It is "well-known" that there are basically only two types of memoryless distributions: The exponential distribution (in the continuous case) and the geometric distribution (in the discrete case). I wish to show this result. That is, given any real, positive random variable, I want to deduce that there are only two possibilities: Either the random variable has an exponential distribution, or it has a geometric distribution.
So let a positive random variable $T$ be given. Let us suppose that it satisfies the memorylessness property: $ P(T > t + s ) = P(T>t) P (T> s)$ for all $t,s \geq 0$. (Let's also assume that $P(T>t)\neq0$ for all $t\geq 0$, as this seems to be a natural assumption.)
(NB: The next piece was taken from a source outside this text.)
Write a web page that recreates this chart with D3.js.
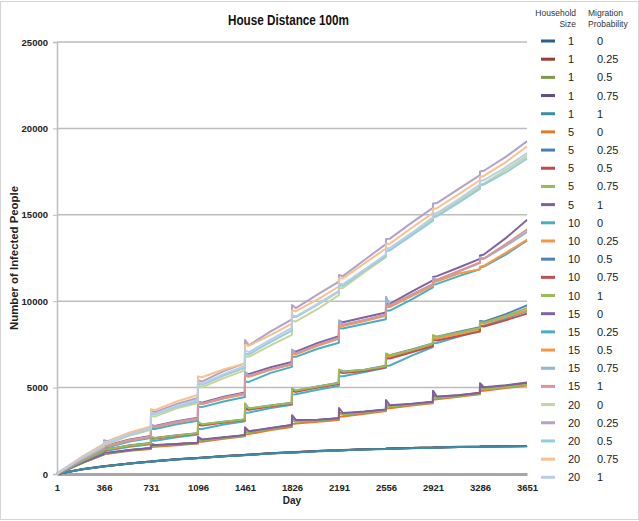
<!DOCTYPE html>
<html>
<head>
<meta charset="utf-8">
<script src="https://cdn.jsdelivr.net/npm/d3@7"></script>
<style>
html,body{margin:0;padding:0;background:#fff;}
svg{display:block;font-family:"Liberation Sans",Arial,sans-serif;}
</style>
</head>
<body>
<svg id="chart" width="639" height="521"></svg>
<script>
// ---------- data ----------
const titleText = "House Distance 100m";
const xTicks = [1, 366, 731, 1096, 1461, 1826, 2191, 2556, 2921, 3286, 3651];
const yTicks = [0, 5000, 10000, 15000, 20000, 25000];
const householdSizes = [1,1,1,1,1,5,5,5,5,5,10,10,10,10,10,15,15,15,15,15,20,20,20,20,20];
const migrationProbs = ["0","0.25","0.5","0.75","1","0","0.25","0.5","0.75","1","0","0.25","0.5","0.75","1","0","0.25","0.5","0.75","1","0","0.25","0.5","0.75","1"];
const seriesColors = ["#2f5f8c","#9c3a38","#7f9a46","#5e4b87","#3a8da4",
  "#e57a2c","#4a7ebb","#be4b48","#98b954","#7d60a0",
  "#4bacc6","#f79646","#4f81bd","#c0504d","#9bbb59",
  "#8064a2","#4bacc6","#f79646","#95b3d7","#d99694",
  "#c3d69b","#b3a2c7","#93cddd","#fac090","#b9cde5"];
const days = [1, 31, 201, 365, 366, 396, 566, 730, 731, 761, 931, 1095, 1096, 1126, 1296, 1460,
  1461, 1491, 1661, 1825, 1826, 1856, 2026, 2190, 2191, 2221, 2391, 2555, 2556, 2586, 2756, 2920,
  2921, 2951, 3121, 3285, 3286, 3316, 3486, 3650, 3651];

const sz1_0  = [0, 40, 280, 440, 442, 468, 610, 720, 722, 740, 850, 925, 926, 940, 1030, 1100, 1101, 1112, 1195, 1250, 1251, 1260, 1325, 1370, 1371, 1378, 1430, 1462, 1463, 1468, 1505, 1532, 1533, 1537, 1566, 1582, 1583, 1586, 1604, 1618, 1620];
const sz1_25 = [0, 42, 285, 445, 447, 472, 615, 728, 730, 748, 858, 932, 933, 946, 1038, 1108, 1109, 1120, 1200, 1256, 1257, 1266, 1330, 1376, 1377, 1384, 1436, 1468, 1469, 1474, 1510, 1538, 1539, 1543, 1572, 1588, 1589, 1592, 1610, 1625, 1627];
const sz1_5  = [0, 39, 278, 436, 438, 464, 605, 716, 718, 736, 846, 920, 921, 935, 1025, 1095, 1096, 1107, 1190, 1245, 1246, 1255, 1320, 1365, 1366, 1373, 1425, 1457, 1458, 1463, 1500, 1527, 1528, 1532, 1561, 1577, 1578, 1581, 1599, 1613, 1615];
const sz1_75 = [0, 41, 282, 442, 444, 470, 612, 724, 726, 744, 854, 928, 929, 943, 1034, 1104, 1105, 1116, 1198, 1253, 1254, 1263, 1328, 1373, 1374, 1381, 1433, 1465, 1466, 1471, 1508, 1535, 1536, 1540, 1569, 1585, 1586, 1589, 1607, 1622, 1624];
const sz1_1  = [0, 40, 276, 434, 436, 462, 602, 712, 714, 732, 842, 916, 917, 931, 1021, 1090, 1091, 1102, 1185, 1240, 1241, 1250, 1315, 1360, 1361, 1368, 1420, 1452, 1453, 1458, 1495, 1522, 1523, 1527, 1556, 1572, 1573, 1576, 1594, 1608, 1610];

const sz5_0  = [0, 95, 640, 1120, 1150, 1165, 1340, 1450, 1560, 1570, 1670, 1760, 1860, 1870, 2040, 2180, 2300, 2310, 2540, 2720, 2900, 2920, 3020, 3130, 3320, 3330, 3480, 3640, 3800, 3810, 3960, 4100, 4300, 4320, 4470, 4610, 4800, 4820, 4980, 5120, 5120];
const sz5_25 = [0, 100, 660, 1150, 1200, 1205, 1380, 1490, 1660, 1650, 1725, 1800, 1970, 1955, 2100, 2230, 2470, 2430, 2630, 2810, 3110, 3050, 3110, 3210, 3500, 3450, 3590, 3710, 3950, 3905, 4030, 4160, 4460, 4410, 4530, 4670, 4960, 4920, 5060, 5210, 5210];
const sz5_5  = [0, 102, 665, 1155, 1210, 1212, 1385, 1495, 1670, 1655, 1730, 1805, 1990, 1965, 2110, 2240, 2490, 2445, 2650, 2830, 3140, 3070, 3120, 3220, 3540, 3470, 3600, 3720, 4000, 3925, 4040, 4170, 4560, 4450, 4560, 4700, 5100, 4980, 5110, 5260, 5260];
const sz5_75 = [0, 98, 655, 1140, 1190, 1195, 1370, 1480, 1650, 1640, 1715, 1790, 1960, 1945, 2090, 2220, 2460, 2420, 2620, 2800, 3100, 3040, 3100, 3190, 3490, 3440, 3570, 3690, 3940, 3895, 4015, 4140, 4440, 4395, 4510, 4640, 4940, 4900, 5040, 5170, 5170];
const sz5_1  = [0, 104, 670, 1160, 1280, 1230, 1390, 1500, 1750, 1680, 1740, 1810, 2150, 2000, 2120, 2250, 2700, 2480, 2660, 2840, 3400, 3130, 3140, 3230, 3820, 3530, 3610, 3730, 4280, 3980, 4060, 4180, 4820, 4480, 4560, 4690, 5250, 5020, 5130, 5300, 5300];

const sz10_0  = [0, 115, 740, 1300, 1340, 1355, 1580, 1720, 1920, 1930, 2120, 2280, 2600, 2610, 2870, 3050, 3550, 3560, 3820, 4000, 4600, 4610, 4880, 5100, 5650, 5660, 5900, 6150, 6250, 6280, 6850, 7350, 7560, 7580, 7950, 8300, 8550, 8580, 9000, 9420, 9420];
const sz10_25 = [0, 120, 760, 1350, 1410, 1420, 1640, 1770, 2080, 2065, 2220, 2340, 2880, 2840, 3000, 3140, 3780, 3740, 3940, 4090, 4830, 4780, 5040, 5240, 5930, 5880, 5990, 6200, 6800, 6780, 7120, 7470, 7850, 7840, 8100, 8360, 8720, 8700, 9080, 9480, 9480];
const sz10_5  = [0, 122, 770, 1360, 1430, 1435, 1660, 1790, 2110, 2090, 2240, 2360, 2920, 2870, 3030, 3160, 3820, 3780, 3970, 4120, 4880, 4820, 5070, 5280, 6000, 5930, 6040, 6260, 6930, 6880, 7200, 7560, 7980, 7950, 8230, 8500, 8850, 8820, 9250, 9760, 9760];
const sz10_75 = [0, 118, 755, 1340, 1400, 1410, 1630, 1760, 2070, 2055, 2210, 2330, 2850, 2810, 2980, 3120, 3750, 3720, 3920, 4070, 4800, 4760, 5010, 5210, 5900, 5850, 5960, 6170, 6700, 6680, 7050, 7400, 7750, 7730, 7980, 8240, 8560, 8540, 8900, 9280, 9280];
const sz10_1  = [0, 121, 765, 1355, 1450, 1430, 1650, 1780, 2160, 2090, 2235, 2355, 3030, 2880, 3030, 3160, 4090, 3800, 3960, 4110, 4970, 4830, 5060, 5260, 6050, 5920, 6030, 6240, 6980, 6870, 7180, 7550, 8040, 7930, 8190, 8450, 8800, 8760, 9150, 9600, 9600];

const sz15_0  = [0, 155, 860, 1530, 1650, 1660, 2000, 2200, 2820, 2780, 3060, 3260, 4180, 4120, 4470, 4720, 5850, 5780, 6180, 6480, 7150, 7080, 7580, 7980, 8850, 8780, 9070, 9350, 9850, 9850, 10550, 11200, 11400, 11450, 11950, 12450, 12650, 12700, 13650, 14700, 14700];
const sz15_25 = [0, 145, 810, 1460, 1540, 1550, 1880, 2080, 2620, 2600, 2880, 3080, 3900, 3870, 4200, 4450, 5350, 5330, 5850, 6200, 6800, 6780, 7250, 7600, 8450, 8420, 8700, 8950, 9450, 9460, 10100, 10800, 10950, 11000, 11450, 11850, 11950, 12000, 12700, 13500, 13500];
const sz15_5  = [0, 150, 840, 1500, 1600, 1610, 1940, 2140, 2730, 2700, 2980, 3180, 4080, 4030, 4370, 4620, 5680, 5630, 6030, 6330, 6980, 6930, 7420, 7820, 8600, 8560, 8850, 9150, 9650, 9660, 10300, 10900, 11100, 11150, 11600, 11850, 12000, 12050, 12800, 13550, 13550];
const sz15_75 = [0, 152, 850, 1510, 1700, 1640, 1960, 2160, 2850, 2740, 3010, 3210, 4200, 4070, 4410, 4660, 5920, 5680, 6070, 6370, 7200, 6980, 7470, 7870, 8900, 8640, 8920, 9220, 10260, 9750, 10380, 10980, 11350, 11220, 11720, 12200, 12550, 12450, 13200, 14000, 14000];
const sz15_1  = [0, 150, 845, 1505, 1610, 1625, 1955, 2155, 2760, 2730, 3010, 3210, 4110, 4060, 4410, 4660, 5720, 5670, 6070, 6370, 7020, 6970, 7470, 7870, 8680, 8630, 8920, 9220, 9750, 9740, 10380, 10980, 11200, 11250, 11750, 12250, 12420, 12470, 13300, 14150, 14150];

const sz20_0  = [0, 165, 940, 1600, 1720, 1740, 2220, 2560, 3350, 3320, 3800, 4100, 5050, 5020, 5550, 6000, 6800, 6780, 7450, 8050, 8850, 8830, 9550, 10350, 10750, 10760, 11700, 12550, 12900, 12950, 13850, 14750, 14950, 15000, 15800, 16600, 16750, 16800, 17600, 18400, 18400];
const sz20_25 = [0, 175, 1000, 1700, 1950, 1900, 2380, 2720, 3650, 3580, 4050, 4400, 5450, 5350, 5950, 6400, 7750, 7450, 8250, 8950, 9780, 9600, 10400, 11130, 11520, 11450, 12400, 13300, 13600, 13620, 14550, 15400, 15650, 15680, 16500, 17300, 17500, 17550, 18350, 19250, 19250];
const sz20_5  = [0, 168, 960, 1640, 1780, 1800, 2280, 2620, 3480, 3450, 3900, 4200, 5200, 5160, 5700, 6150, 6950, 6920, 7650, 8300, 9100, 9080, 9800, 10550, 10900, 10900, 11800, 12600, 12900, 12950, 13800, 14650, 14850, 14900, 15700, 16500, 16700, 16750, 17450, 18250, 18250];
const sz20_75 = [0, 180, 1020, 1750, 1850, 1870, 2400, 2750, 3750, 3700, 4200, 4570, 5650, 5600, 6050, 6400, 7470, 7420, 8050, 8700, 9480, 9420, 10100, 10850, 11330, 11320, 12200, 13050, 13300, 13330, 14250, 15100, 15350, 15380, 16200, 17000, 17200, 17250, 18050, 18950, 18950];
const sz20_1  = [0, 170, 970, 1660, 1820, 1810, 2300, 2640, 3550, 3480, 3950, 4300, 5300, 5220, 5780, 6250, 7150, 7050, 7780, 8450, 9200, 9120, 9850, 10600, 11000, 10980, 11850, 12700, 13050, 13080, 13950, 14850, 15050, 15100, 15900, 16750, 16950, 17000, 17750, 18550, 18550];

const seriesValues = [sz1_0, sz1_25, sz1_5, sz1_75, sz1_1,
  sz5_0, sz5_25, sz5_5, sz5_75, sz5_1,
  sz10_0, sz10_25, sz10_5, sz10_75, sz10_1,
  sz15_0, sz15_25, sz15_5, sz15_75, sz15_1,
  sz20_0, sz20_25, sz20_5, sz20_75, sz20_1];

// ---------- drawing ----------
const svg = d3.select("#chart");
const W = 639, H = 521;
const plot = {left: 57, right: 527, top: 42, bottom: 474};

svg.append("rect").attr("x", 0.5).attr("y", 1.5).attr("width", W - 1).attr("height", H - 3)
  .attr("fill", "#fff").attr("stroke", "#d4d4d4").attr("stroke-width", 1);

const x = d3.scaleLinear().domain([1, 3651]).range([plot.left, plot.right]);
const y = d3.scaleLinear().domain([0, 25000]).range([plot.bottom, plot.top]);

// gridlines
svg.append("g").selectAll("line").data(yTicks.filter(d => d > 0)).join("line")
  .attr("x1", plot.left).attr("x2", plot.right)
  .attr("y1", d => y(d)).attr("y2", d => y(d))
  .attr("stroke", "#bdbdbd").attr("stroke-width", 1.5);

// y axis
const yAxis = svg.append("g").attr("transform", `translate(${plot.left},0)`)
  .call(d3.axisLeft(y).tickValues(yTicks).tickFormat(d3.format("d")).tickSize(4).tickPadding(5));
yAxis.select(".domain").attr("stroke", "#bdbdbd").attr("stroke-width", 1.5);
yAxis.selectAll(".tick line").attr("stroke", "#bdbdbd");
yAxis.selectAll(".tick text").attr("font-size", "9.5px").attr("font-weight", "bold").attr("fill", "#222")
  .attr("font-family", "'Liberation Sans', Arial, sans-serif");

// x axis
const xAxis = svg.append("g").attr("transform", `translate(0,${plot.bottom})`)
  .call(d3.axisBottom(x).tickValues(xTicks).tickFormat(d3.format("d")).tickSize(0).tickPadding(10));
xAxis.select(".domain").attr("stroke", "#a6a6a6").attr("stroke-width", 3);
xAxis.selectAll(".tick text").attr("font-size", "9.5px").attr("font-weight", "bold").attr("fill", "#222")
  .attr("font-family", "'Liberation Sans', Arial, sans-serif");

// lines
const line = d3.line().x((d, i) => x(days[i])).y(d => y(d));
svg.append("g").selectAll("path").data(seriesValues).join("path")
  .attr("d", d => line(d))
  .attr("fill", "none")
  .attr("stroke", (d, i) => seriesColors[i])
  .attr("stroke-width", 2)
  .attr("stroke-linejoin", "round");

// titles
svg.append("text").attr("x", 228).attr("y", 25)
  .attr("textLength", 121).attr("lengthAdjust", "spacingAndGlyphs")
  .attr("font-size", "14px").attr("font-weight", "bold").attr("fill", "#111").text(titleText);
svg.append("text").attr("x", 292).attr("y", 504).attr("text-anchor", "middle")
  .attr("font-size", "10px").attr("font-weight", "bold").attr("fill", "#222").text("Day");
svg.append("text").attr("transform", "translate(18,258) rotate(-90)").attr("text-anchor", "middle")
  .attr("textLength", 144).attr("lengthAdjust", "spacingAndGlyphs")
  .attr("font-size", "10.5px").attr("font-weight", "bold").attr("fill", "#222").text("Number of Infected People");

// legend
const lg = svg.append("g");
lg.append("text").attr("x", 576).attr("y", 16).attr("text-anchor", "end").attr("font-size", "8.5px").attr("fill", "#333").text("Household");
lg.append("text").attr("x", 576).attr("y", 27).attr("text-anchor", "end").attr("font-size", "8.5px").attr("fill", "#333").text("Size");
lg.append("text").attr("x", 588).attr("y", 16).attr("font-size", "8.5px").attr("fill", "#333").text("Migration");
lg.append("text").attr("x", 588).attr("y", 27).attr("font-size", "8.5px").attr("fill", "#333").text("Probability");

const rowY = d3.scaleLinear().domain([0, 24]).range([41, 477.3]);
const rows = lg.selectAll("g.row").data(d3.range(householdSizes.length)).join("g").attr("class", "row")
  .attr("transform", i => `translate(0,${rowY(i)})`);
rows.append("line").attr("x1", 541).attr("x2", 555).attr("y1", 0).attr("y2", 0)
  .attr("stroke", i => seriesColors[i]).attr("stroke-width", 3);
rows.append("text").attr("x", 568).attr("y", 4).attr("font-size", "11px").attr("fill", "#222").text(i => householdSizes[i]);
rows.append("text").attr("x", 597).attr("y", 4).attr("font-size", "11px").attr("fill", "#222").text(i => migrationProbs[i]);
</script>
</body>
</html>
If I assume that $P(T=0)=0$, then it's OK, because I am able to deduce from that that then $T$ should have an exponential distribution. So I assume that $P(T=0)>0$. The goal now is to prove that $T$ has a geometric distribution. Let's put $p:=P(T=0)$. Then $p \in (0,1]$.
I then argue as follows. Because $T$ satisfies memorylessness, we have that $T-t \;
| \; T>t$ has the same distribution as $T$, for every $t\geq 0$.
But then I get $p=P(T=0) = P(T-1 = 0 \; | \; T>1) = P(T =1 \; | \; T>1) = 0$, contradiction. Yet this doesn't seem to make much sense.
Where did I make a mistake in my reasoning?